Between the two sides sit the realists. “Most non-safety professionals have no clue regarding incident rates,” says longtime safety pro Mark Hansen. “I still have to explain it to senior management. It is not a measure of the safety program.”

“Injury rates are gobblygook to the lay person,” says LaDuke. “What does a 3.3 DART mean to the average job seeker or the average purchaser?”

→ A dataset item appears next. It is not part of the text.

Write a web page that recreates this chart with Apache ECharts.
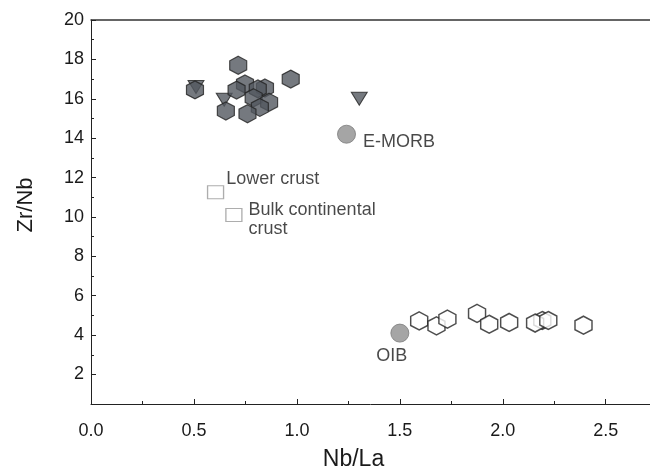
<!DOCTYPE html>
<html>
<head>
<meta charset="utf-8">
<script src="https://cdn.jsdelivr.net/npm/echarts@6/dist/echarts.min.js"></script>
<style>
  html, body { margin: 0; padding: 0; background: #fff; }
  #chart { width: 650px; height: 470px; }
</style>
</head>
<body>
<div id="chart"></div>
<script>
// Basalt samples, Zr/Nb vs Nb/La (filled hexagons)
const basaltNbLa = [0.715, 0.505, 0.97, 0.748, 0.707, 0.845, 0.81, 0.79, 0.865, 0.82, 0.655, 0.76];
const basaltZrNb = [17.7, 16.45, 17.0, 16.75, 16.44, 16.55, 16.5, 16.05, 15.82, 15.56, 15.38, 15.24];

// Second group (filled down-triangles)
const triNbLa = [0.51, 0.647, 1.303];
const triZrNb = [16.6, 15.95, 16.0];

// Open hexagons, low Zr/Nb group
const oibTypeNbLa = [1.594, 1.678, 1.731, 1.875, 1.934, 2.031, 2.192, 2.157, 2.221, 2.392];
const oibTypeZrNb = [4.72, 4.47, 4.81, 5.10, 4.55, 4.64, 4.74, 4.61, 4.74, 4.50];

// Reservoir reference points
const refNames = ['E-MORB', 'OIB', 'Lower crust', 'Bulk continental\ncrust'];
const refNbLa = [1.241, 1.5, 0.605, 0.694];
const refZrNb = [14.2, 4.1, 11.25, 10.1];

// Axis ticks
const xMajorTicks = [0, 0.5, 1.0, 1.5, 2.0, 2.5];
const xMinorTicks = [0.25, 0.75, 1.25, 1.75, 2.25];
const yMajorTicks = [2, 4, 6, 8, 10, 12, 14, 16, 18, 20];
const yMinorTicks = [3, 5, 7, 9, 11, 13, 15, 17, 19];

const zip = (xs, ys) => xs.map((x, i) => [x, ys[i]]);

const HEX = 'path://M50,0 L93.3,25 L93.3,75 L50,100 L6.7,75 L6.7,25 Z';
const TRI_DOWN = 'path://M0,0 L100,0 L50,87 Z';

const FONT = 'Liberation Sans, Arial, sans-serif';
const TEXT = '#1a1a1a';
const X_MIN = 0, X_MAX = 2.715, Y_MIN = 0.5, Y_MAX = 20;

const chart = echarts.init(document.getElementById('chart'), null, { renderer: 'canvas' });

const labelStyle = { color: TEXT, fontSize: 18, fontFamily: FONT };

chart.setOption({
  animation: false,
  backgroundColor: '#fff',
  grid: { left: 91, top: 20, right: 0, bottom: 66, containLabel: false, outerBoundsMode: 'none' },
  xAxis: [
    {
      type: 'value', min: X_MIN, max: X_MAX, position: 'bottom',
      name: 'Nb/La', nameLocation: 'middle', nameGap: 44,
      nameTextStyle: { color: TEXT, fontSize: 23, fontFamily: FONT, padding: [0, 34, 0, 0] },
      axisLine: { show: true, lineStyle: { color: '#222', width: 1 } },
      axisTick: { show: true, inside: true, length: 5, customValues: xMajorTicks, lineStyle: { color: '#222' } },
      axisLabel: { customValues: xMajorTicks, margin: 18, color: TEXT, fontSize: 18, fontFamily: FONT,
        formatter: v => v.toFixed(1) },
      splitLine: { show: false }
    },
    {
      type: 'value', min: X_MIN, max: X_MAX, position: 'bottom',
      axisLine: { show: false },
      axisTick: { show: true, inside: true, length: 3, customValues: xMinorTicks, lineStyle: { color: '#222' } },
      axisLabel: { show: false },
      splitLine: { show: false }
    },
    {
      type: 'value', min: X_MIN, max: X_MAX, position: 'top',
      axisLine: { show: true, lineStyle: { color: '#333', width: 1.5 } },
      axisTick: { show: false }, axisLabel: { show: false }, splitLine: { show: false }
    }
  ],
  yAxis: [
    {
      type: 'value', min: Y_MIN, max: Y_MAX, position: 'left',
      name: 'Zr/Nb', nameLocation: 'middle', nameGap: 54,
      nameTextStyle: { color: TEXT, fontSize: 22, fontFamily: FONT, padding: [0, 0, 0, 14] },
      axisLine: { show: true, lineStyle: { color: '#222', width: 1 } },
      axisTick: { show: true, inside: true, length: 5, customValues: yMajorTicks, lineStyle: { color: '#222' } },
      axisLabel: { customValues: yMajorTicks, margin: 7, color: TEXT, fontSize: 18, fontFamily: FONT },
      splitLine: { show: false }
    },
    {
      type: 'value', min: Y_MIN, max: Y_MAX, position: 'left',
      axisLine: { show: false },
      axisTick: { show: true, inside: true, length: 3, customValues: yMinorTicks, lineStyle: { color: '#222' } },
      axisLabel: { show: false },
      splitLine: { show: false }
    }
  ],
  series: [
    {
      type: 'scatter', name: 'triangles', symbol: TRI_DOWN, symbolSize: [16, 13],
      itemStyle: { color: '#53585f', borderColor: '#222', borderWidth: 1 },
      data: zip(triNbLa, triZrNb)
    },
    {
      type: 'scatter', name: 'basalts', symbol: HEX, symbolSize: [17, 18],
      itemStyle: { color: '#53585f', borderColor: '#222', borderWidth: 1.2 },
      data: zip(basaltNbLa, basaltZrNb)
    },
    {
      type: 'scatter', name: 'open', symbol: HEX, symbolSize: [17, 18],
      itemStyle: { color: '#fff', borderColor: '#222', borderWidth: 1.5 },
      data: zip(oibTypeNbLa, oibTypeZrNb)
    },
    {
      type: 'scatter', name: 'E-MORB', symbol: 'circle', symbolSize: 18,
      itemStyle: { color: '#8e8e8e', borderColor: '#7a7a7a', borderWidth: 1 },
      label: { show: true, position: 'right', distance: 7, offset: [0, 8], formatter: refNames[0], ...labelStyle },
      data: [[refNbLa[0], refZrNb[0]]]
    },
    {
      type: 'scatter', name: 'OIB', symbol: 'circle', symbolSize: 18,
      itemStyle: { color: '#8e8e8e', borderColor: '#7a7a7a', borderWidth: 1 },
      label: { show: true, position: 'bottom', distance: 4, offset: [-8, 0], formatter: refNames[1], ...labelStyle },
      data: [[refNbLa[1], refZrNb[1]]]
    },
    {
      type: 'scatter', name: 'Lower crust', symbol: 'rect', symbolSize: [16, 13],
      itemStyle: { color: '#fff', borderColor: '#999', borderWidth: 1.2 },
      label: { show: true, position: 'right', distance: 2, offset: [0, -13], formatter: refNames[2], ...labelStyle },
      data: [[refNbLa[2], refZrNb[2]]]
    },
    {
      type: 'scatter', name: 'Bulk continental crust', symbol: 'rect', symbolSize: [16, 13],
      itemStyle: { color: '#fff', borderColor: '#999', borderWidth: 1.2 },
      label: { show: true, position: 'right', distance: 6, offset: [0, 5], lineHeight: 19,
        formatter: refNames[3], ...labelStyle },
      data: [[refNbLa[3], refZrNb[3]]]
    }
  ]
});
</script>
</body>
</html>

“Some companies will spend thousands of dollars fighting publication of injury data,” says Larry Curtis, executive director of the Institute for Safety and Health Management (ISHM). Perhaps if they directed that money into safety they would not be so worried.”

No easy answers

Safety pros have long recognized the limitations of OSHA recordkeeping. Many companies use their own set of leading key performance indicators, such as hazards identified and mitigated, number of audits and training activities conducted, number of specific process safety improvements, ergonomic improvements, etc.

But there’s no uniformity among these companies. No consensus on what should be tracked, analyzed and reported. “I don’t believe incident rates are a measure of the safety program, but until something better comes along, it is what it is, and it is what we use,” says Mark Hansen.

Still, in this era of fake news, dishonest tweets, false stories, and the lightning fast spread of misinformation, there is more urgency than ever for the safety profession, industry and OSHA agree on injury and illness recordkeeping transparency and how to communicate performance measures to the public.